Relativistic magnetic reconnection in pair plasmas and its astrophysical applications
Daniel Kagan, Lorenzo Sironi, Benoit Cerutti, Dimitrios Giannios

TL;DR
This review summarizes recent advances in understanding relativistic magnetic reconnection in pair plasmas, highlighting its role in high-energy astrophysical phenomena like pulsars and jets, driven by theory and particle-in-cell simulations.
Contribution
It provides a comprehensive overview of how fragmentation instabilities influence reconnection dynamics and particle acceleration in relativistic pair plasmas, with astrophysical applications.
Findings
Fragmentation instabilities significantly influence reconnection speed.
Reconnection affects particle acceleration, anisotropy, and radiation.
Application to pulsars, nebulae, and jets enhances astrophysical understanding.
Abstract
This review discusses the physics of magnetic reconnection, a process in which the magnetic field topology changes and magnetic energy is converted to kinetic energy, in pair plasmas in the relativistic regime.
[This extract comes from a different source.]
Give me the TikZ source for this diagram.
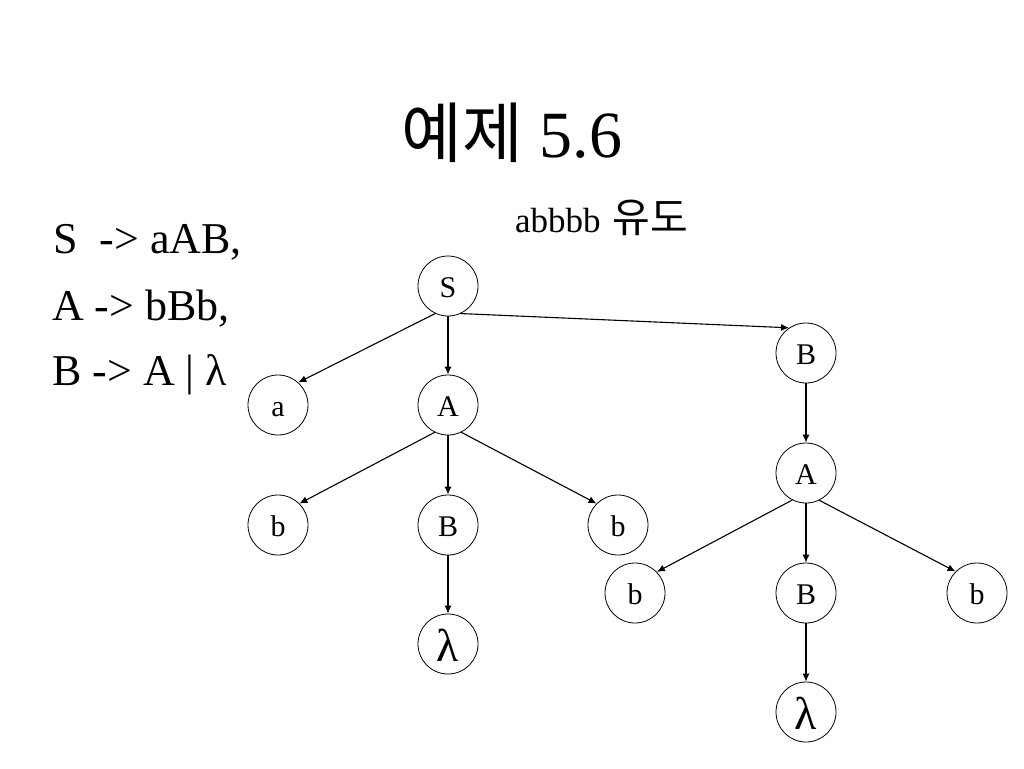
\documentclass[tikz,border=0pt]{standalone}
\usepackage{fontspec}
\setmainfont{Liberation Serif}
\newfontfamily\krfont{Noto Sans CJK KR}
\usetikzlibrary{arrows.meta,positioning}

\begin{document}
\begin{tikzpicture}[x=1pt, y=-1pt, >={Latex[length=8pt,width=7pt]},
    sym/.style={draw, circle, minimum size=60pt, inner sep=0pt, line width=0.8pt, text height=23pt, text depth=0pt, font=\fontsize{30}{30}\selectfont},
    lam/.style={sym, text height=35pt, font=\fontsize{46}{46}\selectfont},
    edge/.style={->, line width=1.1pt},
    rule/.style={anchor=base west, inner sep=0pt, font=\fontsize{44}{44}\selectfont}]
    \useasboundingbox (0,0) rectangle (1024,768);
    % title and grammar
    \node [anchor=base, inner sep=0pt, font=\fontsize{66}{66}\selectfont] (title) at (512,157) {{\krfont\fontsize{66}{66}\selectfont 예제} 5.6};
    \node [rule] (r1) at (53,253) {S\ \ -> aAB,};
    \node [rule] (r2) at (52,320) {A -> bBb,};
    \node [rule] (r3) at (52,385) {B -> A | λ};
    \node [anchor=base west, inner sep=0pt, font=\fontsize{35}{35}\selectfont] (goal) at (515,232) {abbbb\hspace{12pt}{\krfont\fontsize{41}{41}\selectfont 유도}};

    % derivation tree
    \node [sym] (S) at (448,286) {S};
    \node [sym] (a) at (278,405) {a};
    \node [sym] (A) at (448,405) {A};
    \node [sym] (B2) at (806,353) {B};
    \node [sym] (b1) at (278,525) {b};
    \node [sym] (B1) at (448,525) {B};
    \node [sym] (b2) at (618,525) {b};
    \node [lam] (l1) at (448,644) {λ};
    \node [sym] (A2) at (806,473) {A};
    \node [sym] (b3) at (635,593) {b};
    \node [sym] (B3) at (806,593) {B};
    \node [sym] (b4) at (977,593) {b};
    \node [lam] (l2) at (806,712) {λ};

    \draw [edge] (S.-115) -- (a.48);
    \draw [edge] (S) -- (A);
    \draw [edge] (S.-65) -- (B2.124);
    \draw [edge] (A.-116) -- (b1.45);
    \draw [edge] (A) -- (B1);
    \draw [edge] (A.-64) -- (b2.135);
    \draw [edge] (B1) -- (l1);
    \draw [edge] (B2) -- (A2);
    \draw [edge] (A2.-117) -- (b3.44);
    \draw [edge] (A2) -- (B3);
    \draw [edge] (A2.-64) -- (b4.135);
    \draw [edge] (B3) -- (l2);
\end{tikzpicture}
\end{document}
We focus on recent progress in the field driven by theory advances and the maturity of particle-in-cell codes. This work shows that fragmentation instabilities at the current sheet can play a critical role in setting the reconnection speed and affect the resulting particle acceleration, anisotropy, bulk flows, and radiation. Then, we discuss how this novel understanding of relativistic reconnection can be applied to high-energy astrophysical phenomena, with an emphasis on pulsars, pulsar wind nebulae, and active galactic nucleus jets.